«Los biólogos son hoy los auténticos filósofos», me comentaba hace unos días Camilo José Cela Conde, antropólogo social neodarwinista que también transita por los pasadizos de la neurociencia y estudia los cerebros para determinar por qué nos atraen unas personas y no otras. Las conclusiones de dicha investigación dejan latentes el misterio y el interrogante. ¿Cuánto hay de programación genética y cuánto de construcción cultural para determinar por qué se estimulan nuestras neuronas ante algo o alguien? Cuando sentimos el temblor de la belleza, a menudo enmascarada por el deseo. Ese aguijón que hace temblar empresas y estados, esa razón «de peso» para entender por qué uno de cada cuatro españoles confiesa que ha engañado a su cónyuge a causa de un imán irresistible. Pues bien, la respuesta es que no hay respuesta.

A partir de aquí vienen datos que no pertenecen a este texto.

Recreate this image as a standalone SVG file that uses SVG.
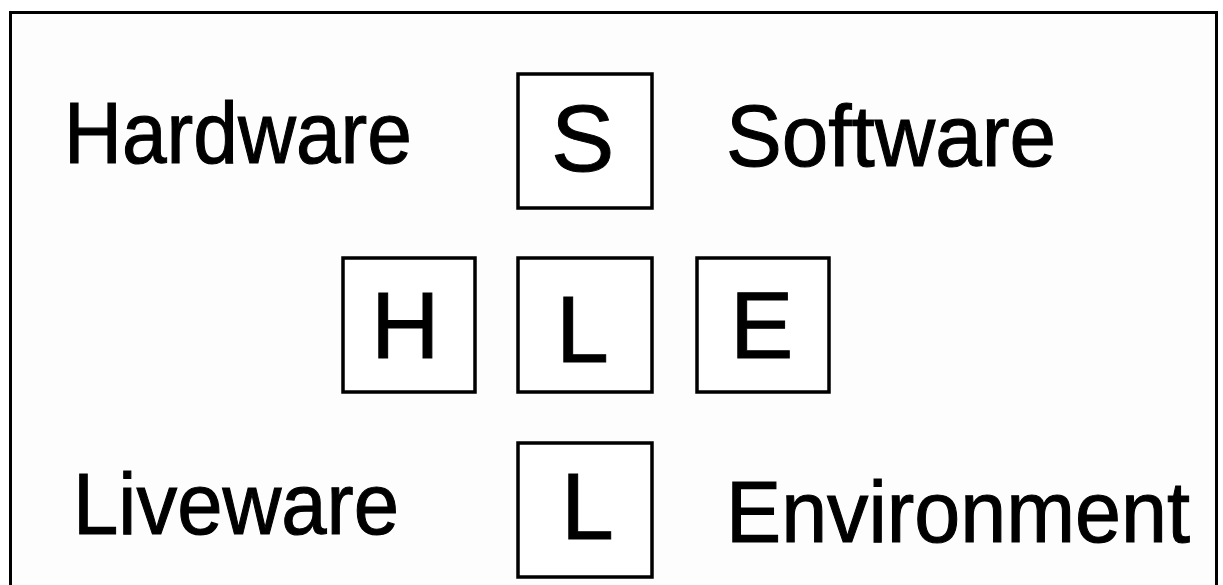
<svg xmlns="http://www.w3.org/2000/svg" width="1223" height="585" viewBox="0 0 1223 585">
<style>
.box{fill:#fff;stroke:#000;stroke-width:3.5}
.lt{font-family:"Liberation Sans",Arial,sans-serif;font-size:95px;fill:#000;stroke:#000;stroke-width:1}
.lb{font-family:"Liberation Sans",Arial,sans-serif;font-size:88px;fill:#000;stroke:#000;stroke-width:1.1}
</style>
<rect x="0" y="0" width="1223" height="585" fill="#fff"/>
<rect x="10.5" y="12.5" width="1206" height="620" fill="#fdfdfd" stroke="#000" stroke-width="3"/>
<g id="labels">
<text class="lb" x="64" y="163" textLength="348" lengthAdjust="spacingAndGlyphs">Hardware</text>
<text class="lb" x="726" y="166" textLength="330" lengthAdjust="spacingAndGlyphs">Software</text>
<text class="lb" x="73" y="534" textLength="326" lengthAdjust="spacingAndGlyphs">Liveware</text>
<text class="lb" x="726" y="542" textLength="464" lengthAdjust="spacingAndGlyphs">Environment</text>
</g>
<g id="node-S"><rect class="box" x="518" y="74" width="134" height="134"/><text class="lt" x="551" y="171">S</text></g>
<g id="node-H"><rect class="box" x="343" y="258" width="132" height="134"/><text class="lt" x="371" y="358">H</text></g>
<g id="node-L1"><rect class="box" x="518" y="258" width="134" height="134"/><text class="lt" x="556" y="362">L</text></g>
<g id="node-E"><rect class="box" x="697" y="258" width="132" height="134"/><text class="lt" x="730" y="358">E</text></g>
<g id="node-L2"><rect class="box" x="518" y="443" width="134" height="134"/><text class="lt" x="561" y="539">L</text></g>
<g id="connectors"></g>
</svg>
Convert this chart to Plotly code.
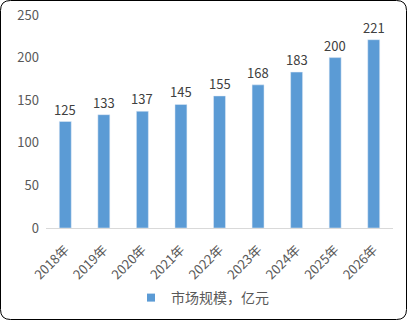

Los biólogos —cuando aún no eran filósofos— pensaban que algunas especies, sobre todo de pájaros, permanecían junto a su pareja toda la vida. En el reino de los humanos se imitaba su ejemplo, y se hacía lo que se podía hasta que se legalizó el divorcio. Hoy, gracias al ADN, se ha demostrado que aunque algunos animales establezcan relaciones monógamas, sexualmente optan por la poligamia. Incluso los gansos, los cisnes y los tan mitificados caballitos de mar, que tantas falsas esperanzas infundaron. El caso es que entre las célebres parejas infieles, belleza y poder van siempre de la mano, representando un espejo social que diviniza dichos atributos. Hasta el punto de que cuando se aliñan los dos ingredientes —Sarkozy-Bruni, TigerWoods, Jolie-Pitt…—, aunque la noticia sea el rumor de la noticia, ocupa las primeras planas de los periódicos.
A partir de la crisis del realismo, la belleza se convirtió en atracción y gusto subjetivo. Y lejos del paradigma objetivista, ganó en complejidad y artificio. Hume o Einstein ya se encargaron de relativizarla, concluyendo que esta reside en el corazón de quien la observa. Pero la belleza, entendida como pausa en el tiempo, se ha ido apartando del discurso dominante, y en nuestra sociedad se ha instalado la idea de una belleza agonizante y efímera. Como una ilusión. Si somos razonables y sensatos, advertiremos que en la realidad tan sólo de vez en cuando se concreta alguna ilusión. En general estas permanecen en la recámara de nuestras vidas aunque resulten de gran utilidad: inspiran y funcionan como un referente para regresar a ellas cuando la carrera de fondo del día a día se hace insoportable. Una de estas fantasías es la belleza, igual que la pareja perfecta, y en el mensaje universal se sobreentiende que lo importante no es poseerla, sino vivirla como una experiencia, por fugaz que sea. Ay, este mundo adúltero que en lugar de disfrutar de las ventajas del largo y bello amor, se complica la vida para sentirse despierto.